Gold Fields lowered its annual gold production forecast after bad weather impacted the ramp-up at its new Salares Norte mine in Chile, sending its shares down 8%. The miner lowered its calendar 2024 gold output forecast to 2.2–2.3 million ounces from 2.33-2.43 million.
A mine worker takes a break underground as South Africa's Gold Fields bets on solar to cut costs and carbon, at Gold Fields' South Deep mine, south-west of Johannesburg. Source: Reuters/Siphiwe Sibeko
This was mainly due to lower expected output from Salares Norte, which is now seen at 90,000-180,000 ounces versus a previous forecast of 220,000-240,000 ounces.

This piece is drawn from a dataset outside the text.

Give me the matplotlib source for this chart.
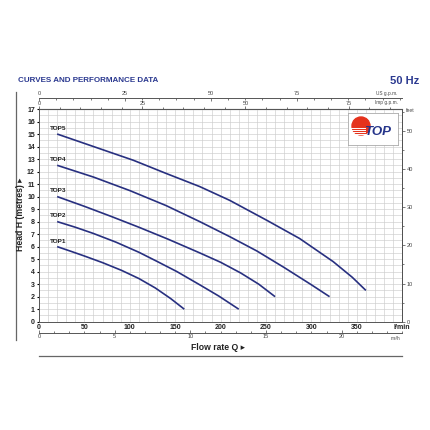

Lower output from Salares Norte is caused by the early onset and extended duration of winter conditions during the commissioning and ramp-up phase, Gold Fields said in a statement.
"These weather events resulted in the freezing of material in the piping of the process plant causing temporary shutdown of the plant," Gold Fields said.
As a result of its lower output forecast, Gold Fields' all-in sustaining costs are expected to be $1,470 to $1,530 per ounce versus its previous guidance of $1,410-$1,460.
The $1.2bn Salares Norte mine delivered its first gold on 28 March after suffering several delays due to COVID-19 and bad weather.
Salares Norte is situated in Chile's Atacama region at high altitude in an area where winters can be extremely cold.
Gold Fields appointed Mike Fraser as CEO from January to lead the Johannesburg-based company's expansion in the Americas where it is investing in new mines in Chile and Canada.